PLEASE KEEP IN MIND: I am not an attorney. I lifted this off of another appraiser many years ago and parts of it may be a bit out of date. Good luck.
Why not ask one of the local brokers what they use for their sales people? These have already been formulated for the real estate profession. The minor changes needed should be sufficient for your needs.
The agreement as written above will land you in a huge tub of hot water and if you are using it, can subject you to an IRS audit. It clearly sets out that the "appraiser" is a supervisor as the most major fault among others. I join Mike in the entreatry not to practice law on the Internet. I will relate only what I know and have observed.
You can only use an independent contractor if you give up total and that is total control. You can't tell them what form to use or any way supervise them.
You need urgently to go to this website for an over view.
To use a person as an independent contractor, you need good legal advice not some drivel off the Internet.
Secondly, you cannot use the same agreement as a real estate agent. In most cases there are state exemptions for real estate agents. They have separate standing from the IRS.

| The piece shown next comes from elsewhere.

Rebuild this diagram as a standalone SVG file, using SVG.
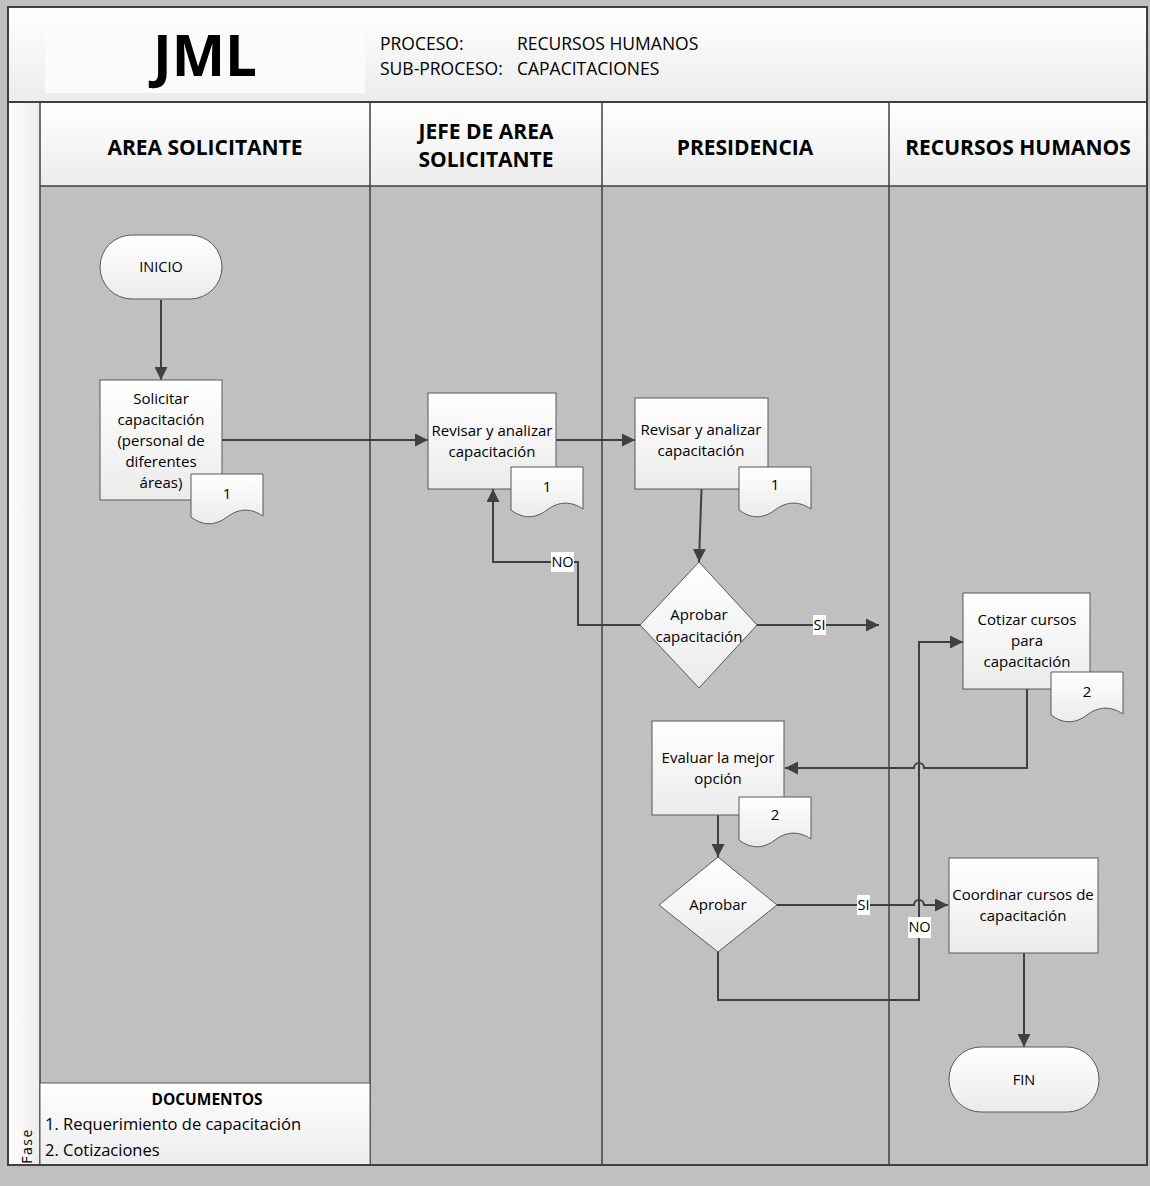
<svg xmlns="http://www.w3.org/2000/svg" width="1150" height="1186" viewBox="0 0 1150 1186">
<defs>
  <linearGradient id="gNode" x1="0" y1="0" x2="0" y2="1">
    <stop offset="0" stop-color="#ffffff"/>
    <stop offset="1" stop-color="#ebebeb"/>
  </linearGradient>
  <linearGradient id="gHead" x1="0" y1="0" x2="0" y2="1">
    <stop offset="0" stop-color="#ffffff"/>
    <stop offset="1" stop-color="#ececec"/>
  </linearGradient>
  <linearGradient id="gFase" x1="0" y1="0" x2="1" y2="0">
    <stop offset="0" stop-color="#ffffff"/>
    <stop offset="1" stop-color="#ededed"/>
  </linearGradient>
  <path id="docShape" d="M0,0 H72 V42 C60,34 48,34 36,43 C24,52 12,52 0,43 Z"/>
  <marker id="ah" viewBox="0 0 13 13" refX="13" refY="6.5" markerWidth="13" markerHeight="13" markerUnits="userSpaceOnUse" orient="auto">
    <path d="M0,0 L13,6.5 L0,13 Z" fill="#404040"/>
  </marker>
</defs>
<style>
  text { font-family: "Open Sans", "Liberation Sans", sans-serif; fill: #000; }
  .node { fill: url(#gNode); stroke: #595959; stroke-width: 1; }
  .t { font-size: 15px; text-anchor: middle; }
  .lane { font-size: 21px; font-weight: bold; text-anchor: middle; }
  .hdr { font-size: 17.5px; }
  .lbl { font-size: 14.5px; text-anchor: middle; }
  .lblbg { fill: #ffffff; }
  .conn { fill: none; stroke: #404040; stroke-width: 2; }
  .arr { marker-end: url(#ah); }
  .frame { fill: none; stroke: #404040; stroke-width: 2; }
  .laneline { stroke: #404040; stroke-width: 1.5; }
</style>

<!-- background -->
<rect x="0" y="0" width="1150" height="1186" fill="#c0c0c0"/>

<g id="header">
  <rect x="8" y="7" width="1139" height="95" fill="url(#gHead)"/>
  <rect x="45" y="21" width="320" height="72" fill="#fbfbfb"/>
  <text x="205" y="76" font-size="57" font-weight="bold" text-anchor="middle" textLength="104" lengthAdjust="spacingAndGlyphs">JML</text>
  <text class="hdr" x="380" y="50">PROCESO:</text>
  <text class="hdr" x="517" y="50">RECURSOS HUMANOS</text>
  <text class="hdr" x="380" y="75">SUB-PROCESO:</text>
  <text class="hdr" x="517" y="75">CAPACITACIONES</text>
</g>

<g id="lanes">
  <rect x="8" y="102" width="32" height="1063" fill="url(#gFase)"/>
  <rect x="40" y="102" width="1107" height="84" fill="url(#gHead)"/>
  <rect x="40" y="186" width="1107" height="979" fill="#c0c0c0"/>
  <text class="lane" x="205" y="155">AREA SOLICITANTE</text>
  <text class="lane" x="486" y="139">JEFE DE AREA</text>
  <text class="lane" x="486" y="167">SOLICITANTE</text>
  <text class="lane" x="745" y="155">PRESIDENCIA</text>
  <text class="lane" x="1018" y="155">RECURSOS HUMANOS</text>
  <line class="laneline" x1="40" y1="102" x2="40" y2="1165"/>
  <line class="laneline" x1="370" y1="102" x2="370" y2="1165"/>
  <line class="laneline" x1="602" y1="102" x2="602" y2="1165"/>
  <line class="laneline" x1="889" y1="102" x2="889" y2="1165"/>
  <line class="laneline" x1="40" y1="186" x2="1147" y2="186"/>
  <line x1="8" y1="102" x2="1147" y2="102" stroke="#404040" stroke-width="2"/>
  <text x="26" y="1146" font-size="14" text-anchor="middle" letter-spacing="1.5" transform="rotate(-90 26 1146)" dominant-baseline="central">Fase</text>
</g>

<g id="documentos">
  <rect x="40" y="1083" width="330" height="82" fill="url(#gHead)" stroke="#595959" stroke-width="1"/>
  <text x="207" y="1105" font-size="15.5" font-weight="bold" text-anchor="middle">DOCUMENTOS</text>
  <text x="45" y="1130" font-size="16.5">1. Requerimiento de capacitación</text>
  <text x="45" y="1156" font-size="16.5">2. Cotizaciones</text>
</g>

<rect class="frame" x="8" y="7" width="1139" height="1158"/>

<g id="connectors">
  <path class="conn arr" d="M161,300 V380"/>
  <path class="conn arr" d="M222,440 H428"/>
  <path class="conn arr" d="M556,440 H635"/>
  <path class="conn arr" d="M701.5,489 L699,562"/>
  <path class="conn arr" d="M640,625 H578 V562 H493 V489"/>
  <path class="conn arr" d="M757,625 H879"/>
  <path class="conn arr" d="M1027,689 V768 H924 A5,5 0 0 0 914,768 H785"/>
  <path class="conn arr" d="M718,815 V857"/>
  <path class="conn arr" d="M777,905 H914 A5,5 0 0 1 924,905 H948"/>
  <path class="conn arr" d="M718,952 V1000 H919 V642 H963"/>
  <path class="conn arr" d="M1024,953 V1047"/>
  <g id="labels">
    <rect class="lblbg" x="551" y="552" width="23" height="20"/>
    <text class="lbl" x="562.5" y="567">NO</text>
    <rect class="lblbg" x="813" y="615" width="13" height="20"/>
    <text class="lbl" x="819.5" y="630">SI</text>
    <rect class="lblbg" x="857" y="895" width="13" height="20"/>
    <text class="lbl" x="863.5" y="910">SI</text>
    <rect class="lblbg" x="908" y="917" width="23" height="21"/>
    <text class="lbl" x="919.5" y="932">NO</text>
  </g>
</g>

<g id="inicio">
  <rect class="node" x="100" y="235" width="122" height="64" rx="32" ry="32"/>
  <text class="lbl" x="161" y="272">INICIO</text>
</g>

<g id="solicitar">
  <rect class="node" x="100" y="380" width="122" height="120"/>
  <text class="t" x="161" y="404">Solicitar</text>
  <text class="t" x="161" y="425">capacitación</text>
  <text class="t" x="161" y="446">(personal de</text>
  <text class="t" x="161" y="467">diferentes</text>
  <text class="t" x="161" y="488">áreas)</text>
  <use href="#docShape" x="191" y="474" class="node"/>
  <text class="t" x="227" y="499">1</text>
</g>

<g id="revisar-jefe">
  <rect class="node" x="428" y="393" width="128" height="96"/>
  <text class="t" x="492" y="436">Revisar y analizar</text>
  <text class="t" x="492" y="457">capacitación</text>
  <use href="#docShape" x="511" y="467" class="node"/>
  <text class="t" x="547" y="492">1</text>
</g>

<g id="revisar-presidencia">
  <rect class="node" x="635" y="398" width="133" height="91"/>
  <text class="t" x="701" y="435">Revisar y analizar</text>
  <text class="t" x="701" y="456">capacitación</text>
  <use href="#docShape" x="739" y="467" class="node"/>
  <text class="t" x="775" y="490">1</text>
</g>

<g id="aprobar-capacitacion">
  <polygon class="node" points="699,562 757,625 699,688 640,625"/>
  <text class="t" x="699" y="620">Aprobar</text>
  <text class="t" x="699" y="642">capacitación</text>
</g>

<g id="cotizar">
  <rect class="node" x="963" y="593" width="127" height="96"/>
  <text class="t" x="1027" y="625">Cotizar cursos</text>
  <text class="t" x="1027" y="646">para</text>
  <text class="t" x="1027" y="667">capacitación</text>
  <use href="#docShape" x="1051" y="672" class="node"/>
  <text class="t" x="1087" y="697">2</text>
</g>

<g id="evaluar">
  <rect class="node" x="652" y="721" width="132" height="94"/>
  <text class="t" x="718" y="763">Evaluar la mejor</text>
  <text class="t" x="718" y="784">opción</text>
  <use href="#docShape" x="739" y="797" class="node"/>
  <text class="t" x="775" y="820">2</text>
</g>

<g id="aprobar">
  <polygon class="node" points="718,857 777,905 718,952 659,905"/>
  <text class="t" x="718" y="910">Aprobar</text>
</g>

<g id="coordinar">
  <rect class="node" x="949" y="858" width="149" height="95"/>
  <text class="t" x="1023" y="900">Coordinar cursos de</text>
  <text class="t" x="1023" y="921">capacitación</text>
</g>

<g id="fin">
  <rect class="node" x="949" y="1047" width="150" height="65" rx="32" ry="32"/>
  <text class="lbl" x="1024" y="1085">FIN</text>
</g>
</svg>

You will quickly find if you are fee splitting, you need to pay taxes on that person. If you aren't, you in in serious trouble from both the Feds and the State where you live. You are subject to uneployment taxes, workman's comp and a host of other taxes.
My suggestion, which may very well add to the drivel clutter is to set up a deal with a temporary help agency and pay them to pay the person with whom you want to fee split. Otherwise, buy Quick Books and Quick Books payroll, apply with the state and feds and start paying taxes.
Jeepers, if you are paying anyone out of your receipts run it by your lawyer or CPA.
If that were true every insurance company, every brokerage, and every realtor in the United States would be out of business.
I have worked for three insurance companies and a close friend currently works for a brokerage firm. All of them require the use fo certain forms and always work under a supervisor. As usual, people in the appraisal business are way behind the times related to normal business practice. The form I posted may have flaws, but it's a start. It is very similar to my agreement with Mutual of Omaha from a few years ago, and yes, I did have supervision.
What the IRS generally looks at is whether the person is required to keep specific hours, whether they use their own equipment, and whether they are responsible for their own expenses. An independent contractor can definitely be supervised.
My CPA says that the agreement is basically okay. He is in good standing with the IRS.
The IRS has a fairly strong incentive to prove that your independent contractor is an employee. There are rumors of local appraisers that "lost it all" because they misinterpreted the rules.
However, consider what happens when your independent contractor hits a pedestrian. If the plaintiff's attorney can show that your independent contractor is in fact an employee, you could be liable for damages, with no applicable insurance.
An attorney friend says that unless your firm is big enough to efficiently handle employee payroll, "leasing" employees from a personnel firm is the safest and most efficient way to go.